Every night in a New York Suburb, one man’s extraordinary focus, determination and selflessness brings hope to those who, aside from the certainty that he will arrive, haven’t any. This is the story of Jorge Muñoz; The Angel of Queens.
Winter is taking hold in New York and ice glazes its streets. A ragged group of men gather at night below the tracks of the Number 7 line at the intersection of Roosevelt Avenue and 73rd Street.
They wear heavy coats and beanies or hoods against the cold, rubbing their hands in threadbare gloves. They start to form a line along the pavement, occasionally peering into the night hoping to see a white pick-up truck.
The Jackson Heights neighbourhood in the borough of Queens, where the men gather, is home to many Asians and a large Latin American community. One of the latter is Colombian born Jorge Muñoz.
The men, now chatting among themselves as 9pm approaches, are waiting for Muñoz and the meal he has supplied to them every night since 2004.
The diminutive 48-year-old’s extraordinary commitment to less fortunate people in his neighbourhood has earned him the title The Angel of Queens. It started when he emerged from a pub one evening to see a group of “day labourers” – who depend on casual work on a day-by-day basis – on the streets.
Many of the day labourers were, like him, from Latin American countries and were homeless. Hunger was a constant in their lives.
Muñoz wondered: How do they afford food?
And thus began a train of thought that has fuelled Muñoz’s passion through the past 11 years and, certainly, into the future. Initially he talked local catering business owners into giving him so-called ‘waste food’ instead of discarding it.
He would distribute food whenever he could get hold of it, but soon wondered if he couldn’t be doing more.
He turned to his mother and sister for help with cooking and was soon handing out home-prepared meals from the back of his truck every evening.
The impact of these actions on his own life has been significant: “I haven’t seen a movie in two years,” he confessed to the New York Times. “But sometimes I listen to music when I’m driving.” His sister, cooking nearby, added: “He’s got no life!”
So why does he do it? “None of these people have work so without me they would have the simple choice: eat or pay the rent,” he told British newspaper The Independent.
“I know these people are waiting for me,” he said to the New York Times. “And I worry about them. You have to see their smile, man.

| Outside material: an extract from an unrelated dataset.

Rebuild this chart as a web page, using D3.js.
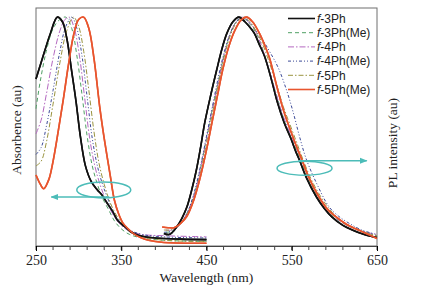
<!DOCTYPE html>
<html><head><meta charset="utf-8">
<script src="https://cdn.jsdelivr.net/npm/d3@7"></script>
<style>body{margin:0;background:#fff}svg{display:block}</style>
</head><body><svg id="c" width="424" height="295"></svg>
<script>
// ---- data (wavelength nm, normalized intensity) ----
const seriesNames = ["f-3Ph","f-3Ph(Me)","f-4Ph","f-4Ph(Me)","f-5Ph","f-5Ph(Me)"];
const xTicks = [250,350,450,550,650];

const abs_3Ph = [[250,0.73],[255,0.79],[260,0.85],[267,0.93],[275,1.0],[281,0.98],[286,0.91],[292,0.76],[297,0.63],[302,0.48],[308,0.35],[315,0.28],[322,0.245],[328,0.22],[333,0.19],[340,0.15],[346,0.11],[354,0.085],[362,0.06],[372,0.045],[390,0.035],[420,0.03],[450,0.028]];
const abs_3PhMe = [[250,0.6],[255,0.72],[262,0.85],[270,0.95],[278,0.99],[285,1.0],[292,0.95],[298,0.83],[304,0.66],[310,0.48],[316,0.35],[322,0.27],[328,0.21],[335,0.16],[342,0.11],[350,0.075],[360,0.05],[375,0.035],[400,0.025],[450,0.02]];
const abs_4Ph = [[250,0.49],[256,0.55],[262,0.66],[270,0.82],[278,0.94],[284,0.99],[289,1.0],[295,0.95],[301,0.83],[307,0.65],[313,0.47],[319,0.35],[325,0.27],[332,0.2],[340,0.14],[350,0.09],[360,0.065],[375,0.05],[400,0.045],[450,0.04]];
const abs_4PhMe = [[250,0.4],[256,0.43],[262,0.52],[270,0.68],[278,0.85],[285,0.96],[292,1.0],[298,0.95],[304,0.83],[310,0.65],[316,0.47],[322,0.35],[328,0.27],[335,0.2],[342,0.14],[350,0.1],[360,0.07],[375,0.05],[400,0.04],[450,0.035]];
const abs_5Ph = [[250,0.35],[256,0.37],[262,0.45],[270,0.62],[278,0.8],[286,0.94],[294,1.0],[300,0.96],[306,0.85],[312,0.68],[318,0.5],[324,0.36],[330,0.27],[337,0.19],[345,0.13],[353,0.09],[362,0.06],[375,0.04],[400,0.025],[450,0.02]];
const abs_5PhMe = [[250,0.31],[255,0.27],[259,0.25],[265,0.29],[270,0.37],[276,0.5],[282,0.64],[288,0.79],[294,0.92],[300,0.99],[306,1.0],[312,0.95],[318,0.82],[325,0.6],[330,0.47],[337,0.31],[342,0.2],[347,0.14],[352,0.1],[358,0.075],[364,0.055],[372,0.038],[382,0.025],[400,0.015],[450,0.012]];

const pl_3Ph = [[400,0.055],[406,0.05],[410,0.06],[415,0.083],[421,0.12],[427,0.17],[433,0.25],[438,0.33],[443,0.43],[448,0.54],[455,0.66],[462,0.77],[468,0.86],[474,0.93],[481,0.98],[488,1.0],[495,0.98],[500,0.96],[506,0.93],[512,0.88],[518,0.83],[526,0.73],[533,0.63],[541,0.54],[549,0.47],[555,0.41],[559,0.376],[567,0.30],[579,0.214],[588,0.165],[597,0.127],[610,0.09],[621,0.07],[635,0.05],[650,0.037]];
const pl_3PhMe = [[402,0.06],[410,0.065],[420,0.1],[428,0.15],[436,0.23],[443,0.34],[450,0.47],[457,0.6],[464,0.72],[471,0.84],[478,0.93],[485,0.98],[491,1.0],[498,0.98],[505,0.95],[512,0.9],[520,0.81],[528,0.71],[536,0.61],[544,0.52],[552,0.45],[560,0.38],[570,0.29],[582,0.21],[595,0.145],[610,0.1],[625,0.075],[640,0.055],[650,0.045]];
const pl_4Ph = [[402,0.07],[410,0.07],[420,0.1],[428,0.15],[436,0.23],[443,0.34],[450,0.47],[457,0.6],[464,0.72],[471,0.84],[478,0.93],[485,0.98],[492,1.0],[499,0.98],[506,0.95],[513,0.89],[521,0.8],[529,0.7],[537,0.6],[545,0.52],[553,0.45],[561,0.38],[571,0.29],[583,0.21],[596,0.145],[610,0.1],[625,0.075],[640,0.058],[650,0.05]];
const pl_4PhMe = [[400,0.06],[410,0.065],[420,0.1],[428,0.15],[436,0.24],[443,0.35],[450,0.48],[457,0.61],[464,0.74],[471,0.85],[478,0.93],[485,0.98],[492,1.0],[500,0.98],[508,0.94],[516,0.9],[524,0.85],[534,0.78],[544,0.68],[552,0.58],[559,0.48],[567,0.38],[579,0.275],[594,0.17],[605,0.13],[617,0.1],[632,0.07],[650,0.05]];
const pl_5Ph = [[400,0.07],[410,0.072],[420,0.1],[428,0.14],[436,0.22],[443,0.32],[450,0.45],[457,0.58],[464,0.71],[471,0.83],[478,0.92],[486,0.98],[494,1.0],[501,0.98],[508,0.94],[515,0.89],[522,0.82],[531,0.72],[540,0.61],[548,0.53],[556,0.45],[564,0.37],[573,0.29],[585,0.21],[598,0.145],[612,0.1],[626,0.075],[640,0.055],[650,0.045]];
const pl_5PhMe = [[398,0.083],[405,0.08],[412,0.08],[420,0.1],[427,0.13],[435,0.2],[442,0.29],[450,0.42],[457,0.55],[463,0.66],[469,0.77],[476,0.87],[483,0.94],[490,0.985],[497,1.0],[504,0.98],[512,0.93],[518,0.88],[524,0.82],[533,0.69],[541,0.585],[549,0.5],[555,0.44],[562,0.376],[570,0.3],[582,0.214],[592,0.16],[602,0.127],[614,0.095],[625,0.075],[637,0.055],[650,0.033]];

const absData = [abs_3Ph, abs_3PhMe, abs_4Ph, abs_4PhMe, abs_5Ph, abs_5PhMe];
const plData = [pl_3Ph, pl_3PhMe, pl_4Ph, pl_4PhMe, pl_5Ph, pl_5PhMe];

// ---- styles ----
const colors = ["#111111","#4fa064","#b468c0","#3c4a98","#9a9440","#e8552e"];
const dashes = [null,"4,3","6,2,1.5,2","3,2,1,2,1,2","5,2,1.5,2",null];
const widths = [1.6,1,1,1,1,1.6];

const W=424,H=295, m={l:36,r:47,t:8,b:49};
const svg=d3.select("#c");
const x=d3.scaleLinear().domain([250,650]).range([m.l,W-m.r]);
const y=d3.scaleLinear().domain([0,1.04]).range([H-m.b,m.t]);
const line=d3.line().x(d=>x(d[0])).y(d=>y(d[1])).curve(d3.curveCatmullRom.alpha(0.5));

// frame
svg.append("rect").attr("x",m.l).attr("y",m.t).attr("width",W-m.l-m.r).attr("height",H-m.t-m.b)
  .attr("fill","none").attr("stroke","#6e6e6e").attr("stroke-width",1);

// x axis
const minor=d3.range(250,651,20);
const gx=svg.append("g").attr("transform",`translate(0,${H-m.b})`);
gx.selectAll("line.mn").data(minor).join("line").attr("x1",d=>x(d)).attr("x2",d=>x(d)).attr("y1",0).attr("y2",4).attr("stroke","#444");
gx.call(d3.axisBottom(x).tickValues(xTicks).tickSize(5).tickPadding(4).tickFormat(d3.format("d")))
  .call(g=>g.select(".domain").attr("stroke","#444"))
  .call(g=>g.selectAll("text").attr("font-family","'Liberation Serif','Times New Roman',serif").attr("font-size",14).attr("fill","#222"));

// labels
const serif="'Liberation Serif','Times New Roman',serif";
svg.append("text").attr("x",(x(250)+x(650))/2).attr("y",282).attr("text-anchor","middle")
  .attr("font-family",serif).attr("font-size",13.5).attr("fill","#222").text("Wavelength (nm)");
svg.append("text").attr("transform","translate(21,130) rotate(-90)").attr("text-anchor","middle")
  .attr("font-family",serif).attr("font-size",13.5).attr("fill","#222").text("Absorbence (au)");
svg.append("text").attr("transform","translate(397,143) rotate(-90)").attr("text-anchor","middle")
  .attr("font-family",serif).attr("font-size",13.5).attr("fill","#222").text("PL intensity (au)");

// curves
const gc=svg.append("g");
[absData,plData].forEach(set=>{
  set.forEach((d,i)=>{
    gc.append("path").attr("d",line(d)).attr("fill","none").attr("stroke",colors[i])
      .attr("stroke-width",widths[i]).attr("stroke-dasharray",dashes[i]);
  });
});
// redraw solid lines on top
[absData,plData].forEach(set=>{
  [0,5].forEach(i=>{
    gc.append("path").attr("d",line(set[i])).attr("fill","none").attr("stroke",colors[i]).attr("stroke-width",widths[i]);
  });
});

// annotations (ellipses + arrows)
const teal="#4cbcb8";
const defs=svg.append("defs");
defs.append("marker").attr("id","ah").attr("viewBox","0 0 10 10").attr("refX",9).attr("refY",5)
  .attr("markerWidth",5).attr("markerHeight",5).attr("orient","auto")
  .append("path").attr("d","M0,1 L10,5 L0,9 Z").attr("fill",teal);
const ann=[{cx:329.5,cy:0.245,rx:27,ry:8,ax1:336,ax2:268,ay:0.214},
           {cx:565,cy:0.34,rx:27.5,ry:7,ax1:558,ax2:638,ay:0.372}];
ann.forEach(a=>{
  svg.append("ellipse").attr("cx",x(a.cx)).attr("cy",y(a.cy)).attr("rx",a.rx).attr("ry",a.ry)
    .attr("fill","none").attr("stroke",teal).attr("stroke-width",1.5);
  svg.append("line").attr("x1",x(a.ax1)).attr("x2",x(a.ax2)).attr("y1",y(a.ay)).attr("y2",y(a.ay))
    .attr("stroke",teal).attr("stroke-width",1.5).attr("marker-end","url(#ah)");
});

// legend
const lg=svg.append("g");
seriesNames.forEach((n,i)=>{
  const yy=18.5+i*14.2;
  lg.append("line").attr("x1",288).attr("x2",315).attr("y1",yy).attr("y2",yy).attr("stroke",colors[i])
    .attr("stroke-width",widths[i]).attr("stroke-dasharray",dashes[i]);
  const t=lg.append("text").attr("x",317).attr("y",yy+4.3).attr("font-family","'Liberation Sans',Arial,sans-serif")
    .attr("font-size",12).attr("fill","#222");
  t.append("tspan").attr("font-style","italic").text(n.slice(0,1));
  t.append("tspan").text(n.slice(1));
});
</script></body></html>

That’s the way I get paid.”
Muñoz estimates that food and gas cost approximately 400 to 450 US Dollars a week; he and his family are funding the operation through their savings and his paycheck.
Two years after first launching the feeding scheme he formalised it into a non-profit organisation called An Angel in Queens.
Now he plans to return to Queensboro college to finish a degree in business administration, all the while continuing to feed the day labourers.
In all the time he has missed just one evening – when a snowstorm closed the streets. “I felt bad the next day because I went to the corner, and they said they were waiting for me,” Muñoz said. “I promised them I would never miss another day.”